Dove sta scritto che tutti i Paesi devono restare a ogni costo nell’Eurozona? Nel 2010 quando si discuteva se intervenire o meno a favore della Grecia, Angela Merkel definì il salvataggio dell’euro «senza alternative». Da allora l’espressione ha assunto una valenza particolare in Germania. La denominazione del movimento Alternativa per la Germania nasce da qui.
«I nostri Paesi hanno voluto l’euro. Doveva rappresentare un passo verso una maggiore e più significativa unità d’Europa. Dall’euro non si torna indietro».
In Germania la considerano particolarmente comprensivo nei confronti del Sud. Si trova mai nella condizione di dover difendere la Germania di fronte agli italiani?
«In Italia esistono dei pregiudizi nei confronti della Germania che sono forti e irrazionali quanto quelli nutriti in Germania verso l’Italia. È compito di noi cittadini d’Europa combattere i pregiudizi e comportarci in maniera tale che non trovino conferma».
Pregiudizio vuole che la Germania intenda mettere in ginocchio l’Europa.
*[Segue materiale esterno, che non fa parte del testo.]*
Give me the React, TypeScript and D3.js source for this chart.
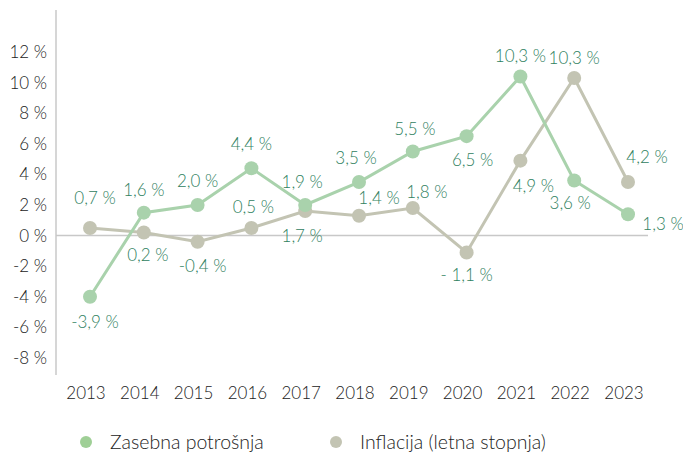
import React from "react";
import * as d3 from "d3";

const years = ["2013","2014","2015","2016","2017","2018","2019","2020","2021","2022","2023"];
const consumption = [-4.0, 1.5, 2.0, 4.4, 2.0, 3.5, 5.5, 6.5, 10.4, 3.6, 1.4];
const inflation = [0.5, 0.2, -0.4, 0.5, 1.6, 1.3, 1.8, -1.1, 4.9, 10.3, 3.5];
const consumptionLabels = ["-3,9 %","1,6 %","2,0 %","4,4 %","1,9 %","3,5 %","5,5 %","6,5 %","10,3 %","3,6 %","1,3 %"];
const inflationLabels = ["0,7 %","0,2 %","-0,4 %","0,5 %","1,7 %","1,4 %","1,8 %","- 1,1 %","4,9 %","10,3 %","4,2 %"];
// label offsets (dx, dy) relative to point
const consOff = [[5,25],[0,-23],[0,-24],[0,-24],[-3,-23],[-3,-24],[2,-22],[6,24],[0,-20],[-4,23],[35,10]];
const inflOff = [[5,-30],[4,23],[5,24],[2,-21],[-3,25],[20,-18],[14,-16],[0,23],[13,25],[0,-20],[19,-25]];
const yTicks = [12, 10, 8, 6, 4, 2, 0, -2, -4, -6, -8];
const legendItems = ["Zasebna potrošnja", "Inflacija (letna stopnja)"];

const GREEN = "#a9d2ac";
const GREY = "#c3c4b3";
const LABEL = "#2f8160";
const FONT = "Lato, 'Open Sans', sans-serif";
const FS = 17;

export default function App() {
  const x = d3.scalePoint<string>().domain(years).range([90, 628]);
  const y = d3.scaleLinear().domain([-8, 12]).range([358, 52]);
  const line = d3.line<number>().x((_, i) => x(years[i])!).y((d) => y(d));
  const fmt = (v: number) => `${v} %`;
  return (
    <svg width={683} height={452} style={{ position: "absolute", left: 0, top: 0, fontFamily: FONT }}>
      <line x1={56} x2={56} y1={10} y2={375} stroke="#c8c8c8" strokeWidth={1.5} />
      <line x1={56} x2={648} y1={y(0)} y2={y(0)} stroke="#c8c8c8" strokeWidth={1.5} />
      {yTicks.map((t) => (
        <text key={t} x={47} y={y(t)} dy="0.35em" textAnchor="end" fontSize={FS} fontWeight={300} fill="#222">
          {fmt(t)}
        </text>
      ))}
      {years.map((yr) => (
        <text key={yr} x={x(yr)! - 4} y={393} dy="0.35em" textAnchor="middle" fontSize={FS} fontWeight={300} fill="#222">
          {yr}
        </text>
      ))}
      <path d={line(inflation)!} fill="none" stroke={GREY} strokeWidth={3} />
      <path d={line(consumption)!} fill="none" stroke={GREEN} strokeWidth={3} />
      {inflation.map((v, i) => (
        <circle key={"i" + i} cx={x(years[i])} cy={y(v)} r={7} fill={GREY} />
      ))}
      {consumption.map((v, i) => (
        <circle key={"c" + i} cx={x(years[i])} cy={y(v)} r={7} fill={GREEN} />
      ))}
      {consumptionLabels.map((l, i) => (
        <text key={"cl" + i} x={x(years[i])! + consOff[i][0]} y={y(consumption[i]) + consOff[i][1]} dy="0.35em"
          textAnchor="middle" fontSize={FS} fontWeight={300} fill={LABEL}>{l}</text>
      ))}
      {inflationLabels.map((l, i) => (
        <text key={"il" + i} x={x(years[i])! + inflOff[i][0]} y={y(inflation[i]) + inflOff[i][1]} dy="0.35em"
          textAnchor="middle" fontSize={FS} fontWeight={300} fill={LABEL}>{l}</text>
      ))}
      {legendItems.map((l, i) => (
        <g key={l} transform={`translate(${86 + i * 250},442)`}>
          <circle r={6} fill={i === 0 ? "#9fcf96" : GREY} />
          <text x={24} dy="0.35em" fontSize={19.5} fontWeight={300} fill="#222">{l}</text>
        </g>
      ))}
    </svg>
  );
}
«In Italia e anche in molti altri Paesi non si capisce che in seno a una unione monetaria le decisioni politiche dei singoli hanno effetti sugli altri membri. Non possiamo più comportarci come se fossimo soli al mondo».
L’accusa di essere un agente dei Paesi del Sud la ferisce?
«Sì».
Cosa c’è di male nell’essere considerato uno dei possibili candidati alla presidenza della Repubblica italiana?
«Ripeto, non vorrei alimentare nessuna ipotesi di questo genere. Naturalmente è un grande onore per me essere preso in considerazione, ma non è il mio lavoro. È importante il mestiere che faccio adesso. Sono lieto di poterlo esercitare e continuerò a farlo».
MARIO DRAGHI ED ENRICO LETTA FOTO INFOPHOTO
Ha mai la sensazione di dover fare da capro espiatorio, in un modo o nell’altro?
«Se è questo il prezzo da pagare per svolgere bene il mio compito lo pago volentieri. Ma una cosa è certa: nessuno in Europa finora ha vinto le elezioni invocando il mio nome».